How to prove that a form like $0^\infty$ is not an indeterminate form? What makes a form indeterminate?

Question

I just wanted to know why some particular forms (seven of them) are called indeterminate forms. Why are there only seven indeterminate forms? Can anyone please prove why $0^\infty$ is not an indeterminate form?

Answer 1

For these "indeterminate forms" it is important to note that numbers like $0$ and $1$ in these expressions are not necessarily identically $0$ or $1$ but are rather sequences of numbers "near" $0$ and $1$ who approach their respective values.

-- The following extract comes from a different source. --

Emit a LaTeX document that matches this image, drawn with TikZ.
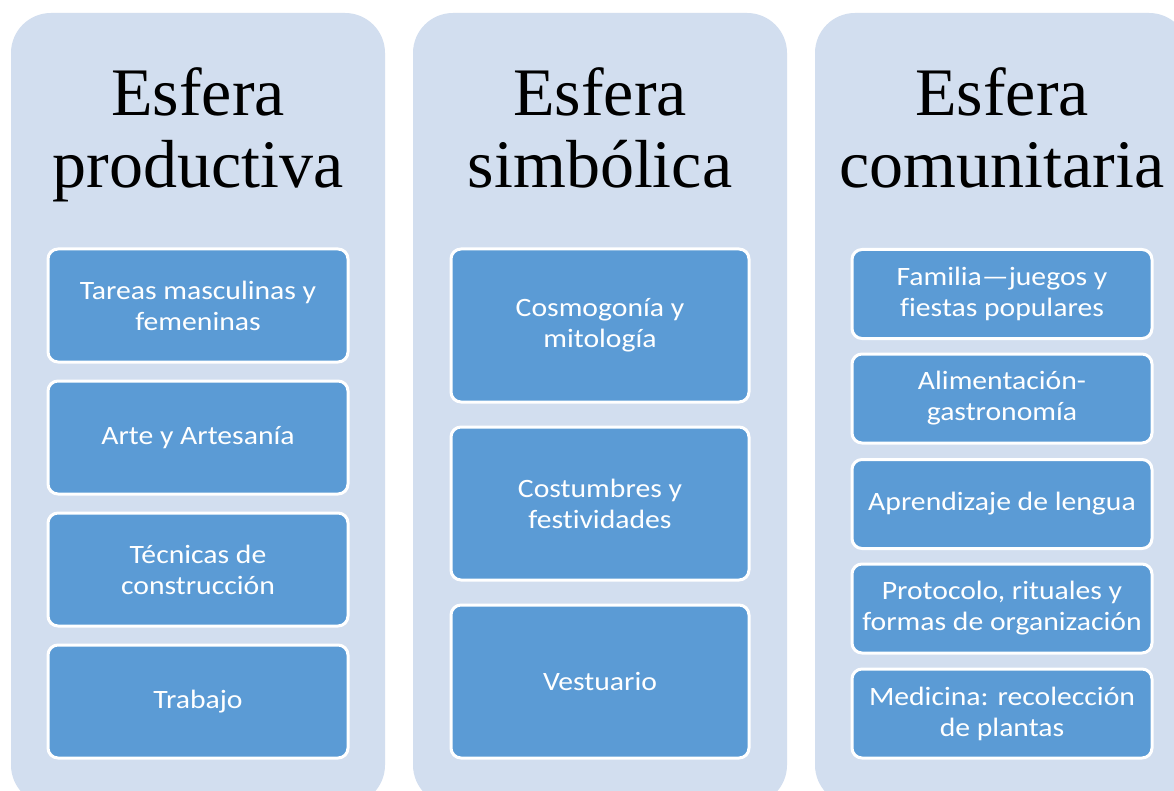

As for $\infty$ it is in fact sequences of numbers who keep growing larger and larger without bound.

Expressions like "$1^\infty$" being indeterminate is referring to how things like $\lim\limits_{n\to\infty}(1+\frac{1}{n})^n$ is in fact equal to $e$. Compare to $\lim\limits_{n\to\infty}(1-\frac{1}{n})^n$ which is $\frac{1}{e}$ and $\lim\limits_{n\to\infty}1^n$ which is identically $1$. These each gave different values despite all being of the form "a number close to $1$ raised to a large number." Just being told "$1^\infty$" without more context we don't know what the final result will be. It could be literally anything. That is to say if we know that $f(n)\to 1$ and $g(n)\to\infty$ as $n\to\infty$ we have no way of knowing what the value of $\lim\limits_{n\to\infty}f(n)^{g(n)}$ is equal to.

In the case of "$0^\infty$", a small number "near" $0$ raised to larger and larger exponents will always result in numbers near or equal to $0$. In every case, if you have $f(n)\to 0$ and $g(n)\to\infty$ as $n\to\infty$ you have $\lim\limits_{n\to\infty}f(n)^{g(n)}=0$. Tweaking the exact behavior of $f$ or $g$ does not change the overall result. In that way it is not "indeterminate"... it is very much determined. We know how $0^{\infty}$ acts regardless what form exactly "$0$" or "$\infty$" take.

As for a proof of why given that $f(n)\to 0,g(n)\to \infty$ as $n\to\infty$ implies that $\lim\limits_{n\to\infty}f(n)^{g(n)}=0$... note that there will necessarily be some $N$ such that for all $n>N$ you have $g(n)>1$ and $|f(n)|<1$. At that point you have $|f(n)^{g(n)}|\leq |f(n)|$ and the fact that $f(n)\to 0$ implies the rest.